I’m painting a lot of blue sky. This is because the end result is more important than how the project gets there. The end result that this project aims for is not some kind of anachronistic pastoral dream or a retreat from society. The aim is sustainability – for sustainability’s sake. The aim is to have a place where basic needs are fulfilled - food, water, clothing, and shelter – and the occupants can take several different tacks to create value for their products and make money enough to cover the stuff they can’t make themselves. I’m not attempting to re-create an old way of life but – even if it never gets past the thought experiment phase – moving toward creating a lifestyle that’s more focussed on satisfying human needs without requiring recourse to working in an office. Consider this: if you own a car, you’re paying about $150 per month in gas, $200 per month in car payments and $50 in insurance.
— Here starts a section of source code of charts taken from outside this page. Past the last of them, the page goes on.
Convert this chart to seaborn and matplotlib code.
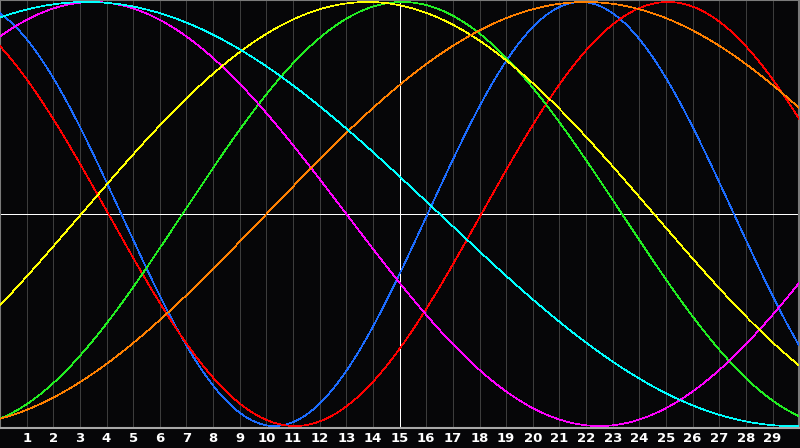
import numpy as np
import pandas as pd
import matplotlib
matplotlib.use('Agg')
import matplotlib.pyplot as plt
import seaborn as sns

# biorhythm cycles: period (days), day of the peak, colour
cycles = ['physical', 'emotional', 'intellectual', 'intuitive', 'aesthetic', 'awareness', 'spiritual']
periods = [23, 28, 33, 38, 43, 48, 53]
peak_day = [21.8, 25.07, 15.1, 3.5, 13.8, 22.0, 3.25]
colors = ['#1c6cff', '#ff0000', '#22ee22', '#ff00ff', '#ffff00', '#ff8000', '#00ffff']

day_labels = [str(d) for d in range(1, 30)]
today = 15

# build long-form table of the curves
t = np.linspace(0, 30, 1201)
rows = []
for name, p, pk in zip(cycles, periods, peak_day):
    v = np.cos(2 * np.pi * (t - pk) / p)
    rows.append(pd.DataFrame({'day': t, 'value': v, 'cycle': name}))
df = pd.concat(rows, ignore_index=True)

sns.set_style('dark')
fig = plt.figure(figsize=(8, 4.48), dpi=100)
fig.patch.set_facecolor('#060608')
ax = fig.add_axes([0.0, 20 / 448, 0.999, 428 / 448])
ax.set_facecolor('#060608')

# day grid
for d in range(1, 30):
    ax.axvline(d, color='#3c3c3c', lw=0.5, zorder=1, antialiased=False)

ax.axvline(today, color='white', lw=0.5, zorder=2, antialiased=False)
ax.axhline(0, color='white', lw=0.5, zorder=2, antialiased=False)

sns.lineplot(
    data=df, x='day', y='value', hue='cycle',
    palette=dict(zip(cycles, colors)), hue_order=cycles,
    estimator=None, legend=False, lw=0.5, ax=ax, zorder=3,
    antialiased=False
)

ax.set_xlim(0, 30)
ax.set_ylim(-1.0094, 1.0094)
ax.set_xticks(range(1, 30))
ax.set_xticklabels(day_labels, color='white', fontweight='bold', fontsize=9.5)
ax.tick_params(axis='x', length=0, pad=3)
ax.set_yticks([])
ax.set_xlabel('')
ax.set_ylabel('')
ax.grid(False)

for side in ['left', 'top', 'right']:
    ax.spines[side].set_visible(True)
    ax.spines[side].set_color('#7a7a7a')
    ax.spines[side].set_linewidth(1.5)
ax.spines['bottom'].set_color('#a8a8a8')
ax.spines['bottom'].set_linewidth(1.5)

plt.savefig('out.png', dpi=100, facecolor=fig.get_facecolor())
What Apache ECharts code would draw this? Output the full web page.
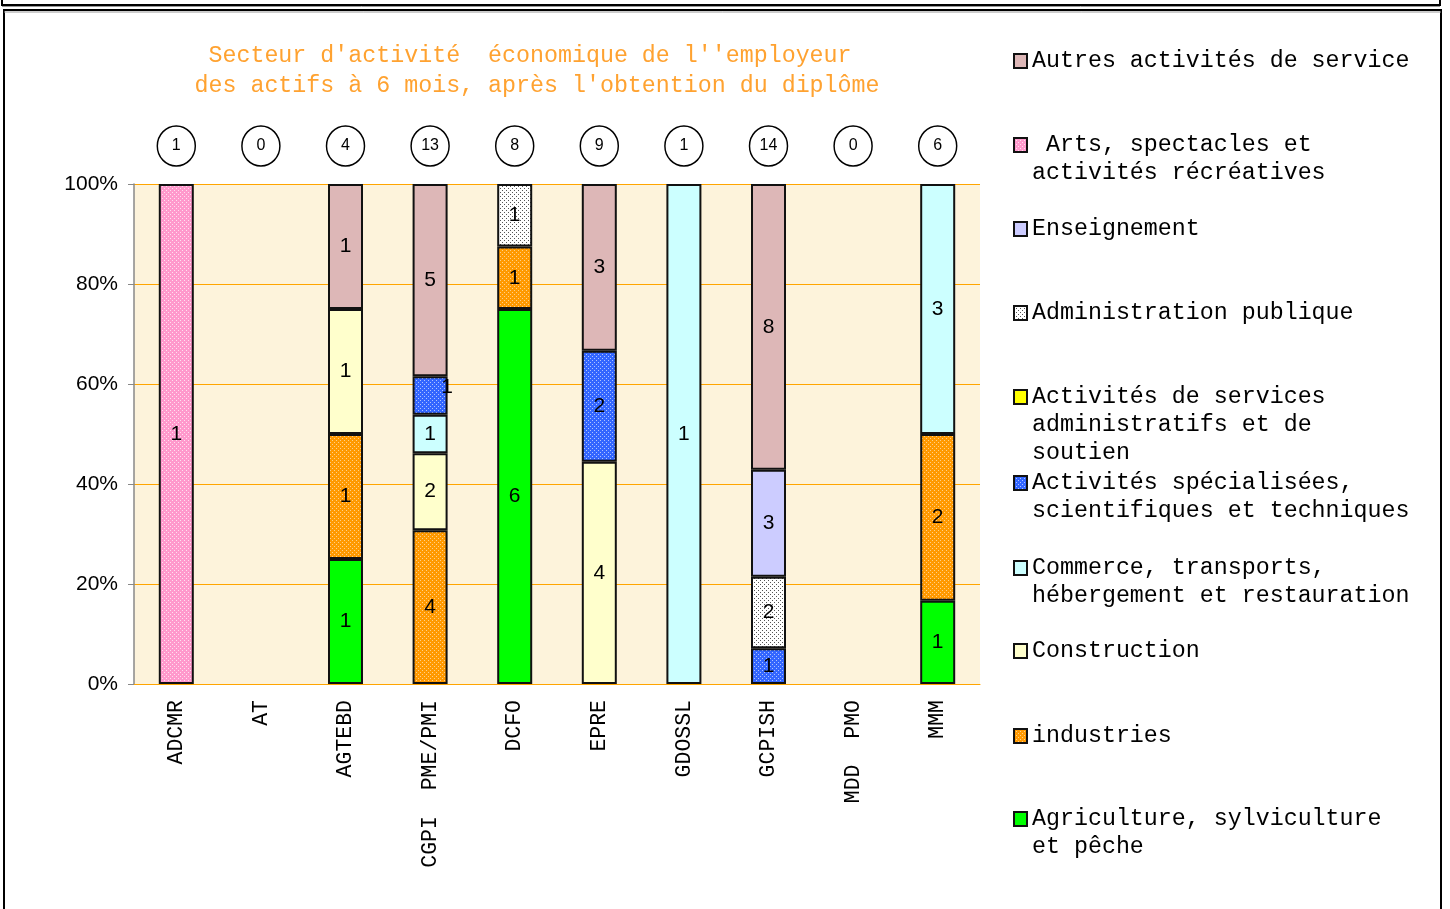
<!DOCTYPE html>
<html><head><meta charset="utf-8">
<script src="https://cdn.jsdelivr.net/npm/echarts@6/dist/echarts.min.js"></script>
<style>html,body{margin:0;padding:0;background:#fff}#c{width:1450px;height:909px}</style>
</head><body><div id="c"></div><script>
// ---- data ----
const categories = ['ADCMR','AT','AGTEBD','CGPI  PME/PMI','DCFO','EPRE','GDOSSL','GCPISH','MDD  PMO','MMM'];
const totals = [1,0,4,13,8,9,1,14,0,6];
const yTickLabels = ['0%','20%','40%','60%','80%','100%'];
const titleLines = ["Secteur d'activité  économique de l''employeur ", "des actifs à 6 mois, après l'obtention du diplôme"];
// series (bottom to top of the stack)
const agriculture   = [0,0,1,0,6,0,0,0,0,1];
const industries    = [0,0,1,4,1,0,0,0,0,2];
const construction  = [0,0,1,2,0,4,0,0,0,0];
const commerce      = [0,0,0,1,0,0,1,0,0,3];
const specialisees  = [0,0,0,1,0,2,0,1,0,0];
const servicesAdmin = [0,0,0,0,0,0,0,0,0,0];
const adminPublique = [0,0,0,0,1,0,0,2,0,0];
const enseignement  = [0,0,0,0,0,0,0,3,0,0];
const arts          = [1,0,0,0,0,0,0,0,0,0];
const autres        = [0,0,1,5,0,3,0,8,0,0];
const seriesNames = [
  'Agriculture, sylviculture et pêche',
  'industries',
  'Construction',
  'Commerce, transports, hébergement et restauration',
  'Activités spécialisées, scientifiques et techniques',
  'Activités de services administratifs et de soutien',
  'Administration publique',
  'Enseignement',
  ' Arts, spectacles et activités récréatives',
  'Autres activités de service'
];
const legendLines = [
  ['Agriculture, sylviculture','et pêche'],
  ['industries'],
  ['Construction'],
  ['Commerce, transports,','hébergement et restauration'],
  ['Activités spécialisées,','scientifiques et techniques'],
  ['Activités de services','administratifs et de','soutien'],
  ['Administration publique'],
  ['Enseignement'],
  [' Arts, spectacles et','activités récréatives'],
  ['Autres activités de service']
];
const seriesCounts = [agriculture, industries, construction, commerce, specialisees, servicesAdmin, adminPublique, enseignement, arts, autres];

// ---- styles ----
function dots(bg, dot, step, size){
  const c = document.createElement('canvas'); c.width = step; c.height = step;
  const g = c.getContext('2d'); g.fillStyle = bg; g.fillRect(0,0,step,step);
  g.fillStyle = dot; g.fillRect(0,0,size,size); g.fillRect(step/2,step/2,size,size);
  return {image: c, repeat: 'repeat'};
}
const fills = [
  '#00FF00',
  dots('#FF9900','#FFD08A',4,1),
  '#FFFFCC',
  '#CCFFFF',
  dots('#3366FF','#AFC4FF',4,1),
  '#FFFF00',
  dots('#FFFFFF','#555555',4,1),
  '#CCCCFF',
  dots('#FF99CC','#FFE0F0',4,1),
  '#DDB7B7'
];
const legendY = [819, 736, 651, 568, 483, 397, 313, 229, 145, 61];
const LH = 28;
// label nudges (style only): series index -> {dataIndex: offset}
const labelNudge = {4: {3: [17, -8]}};

const mono = 'Liberation Mono, Courier New, monospace';
const sans = 'Liberation Sans, Arial, sans-serif';

const series = seriesCounts.map((arr, si) => ({
  name: seriesNames[si],
  type: 'bar',
  stack: 'total',
  barWidth: 35,
  xAxisIndex: 0, yAxisIndex: 0,
  itemStyle: {color: fills[si], borderColor: '#111', borderWidth: 2},
  label: {
    show: true, position: 'inside', color: '#000', fontFamily: sans, fontSize: 21,
    formatter: p => String(arr[p.dataIndex])
  },
  data: arr.map((v, i) => {
    const val = (v > 0 && totals[i] > 0) ? v / totals[i] * 100 : null;
    const nudge = labelNudge[si] && labelNudge[si][i];
    return nudge ? {value: val, label: {offset: nudge}} : val;
  })
}));

series.push({
  type: 'scatter',
  xAxisIndex: 1, yAxisIndex: 1,
  symbol: 'circle', symbolSize: [38, 40],
  itemStyle: {color: '#fff', borderColor: '#000', borderWidth: 1.5, opacity: 1},
  label: {show: true, position: 'inside', color: '#000', fontFamily: sans, fontSize: 16,
    formatter: p => String(totals[p.dataIndex])},
  silent: true,
  data: totals.map((t, i) => [i, 0])
});

const legends = seriesNames.map((name, si) => {
  const lines = legendLines[si];
  const n = lines.length;
  const text = Array(n - 1).fill('').concat(lines).join('\n');
  return {
    data: [{name: name, icon: 'rect'}], left: 1013, top: legendY[si] - LH/2 - LH*(n-1), orient: 'vertical',
    padding: 0, itemWidth: 13, itemHeight: 14, itemGap: 0,
    selectedMode: false,
    formatter: () => text,
    textStyle: {fontFamily: mono, fontSize: 23.3, color: '#000', lineHeight: LH}
  };
});

const chart = echarts.init(document.getElementById('c'));
chart.setOption({
  animation: false,
  backgroundColor: '#fff',
  title: {
    text: titleLines.join('\n'), left: 537, top: 41, textAlign: 'center', padding: 0,
    textStyle: {fontFamily: mono, fontSize: 23.3, fontWeight: 'normal', color: '#FFA230', lineHeight: 30}
  },
  legend: legends,
  grid: [
    {left: 134, width: 846, top: 184, height: 500, show: true, backgroundColor: '#FDF3DB', borderWidth: 0},
    {left: 134, width: 846, top: 126, height: 40}
  ],
  xAxis: [
    {type: 'category', gridIndex: 0, data: categories,
     axisLine: {show: true, lineStyle: {color: '#FFA500', width: 1}},
     axisTick: {show: false},
     axisLabel: {rotate: 90, margin: 16, fontFamily: mono, fontSize: 21.5, color: '#000', interval: 0}},
    {type: 'category', gridIndex: 1, data: categories, show: false}
  ],
  yAxis: [
    {type: 'value', gridIndex: 0, min: 0, max: 100, interval: 20,
     axisLine: {show: true, lineStyle: {color: '#888', width: 1.5}},
     axisTick: {show: true, length: 6, inside: false, lineStyle: {color: '#888'}},
     axisLabel: {margin: 16, fontFamily: sans, fontSize: 21, color: '#000',
       formatter: (v) => yTickLabels[Math.round(v / 20)]},
     splitLine: {show: true, lineStyle: {color: '#FFA500', width: 1}}},
    {type: 'value', gridIndex: 1, min: -1, max: 1, show: false}
  ],
  graphic: [
    {type: 'rect', shape: {x: 2, y: -10, width: 1438, height: 15}, style: {fill: 'none', stroke: '#000', lineWidth: 2}},
    {type: 'line', shape: {x1: 2, y1: 6.5, x2: 1440, y2: 6.5}, style: {stroke: '#999', lineWidth: 1}},
    {type: 'rect', shape: {x: 4, y: 10, width: 1437, height: 910}, style: {fill: 'none', stroke: '#000', lineWidth: 2}},
    {type: 'line', shape: {x1: 4, y1: 12, x2: 1441, y2: 12}, style: {stroke: '#999', lineWidth: 1}}
  ],
  series: series
});
</script></body></html>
That’s $400 of your after-tax salary, which is about $500 real dollars. What if you took a $400 pay cut and walked to work? You’d be saving money, you wouldn’t have the sudden outlays that are occasionally necessary for cars (and the thousand natural shocks that tyres are heir to). What if we then thought that way about food?
What if we decided that, instead of enslaving ourselves so another person can become wealthy from our toil, we just unhitched ourselves from that treadmill and went happily away to a place where we provided for ourselves? That’s the idea. Not farming, not some form of country lordship… just taking care of your needs without getting beguiled by the dollar signs.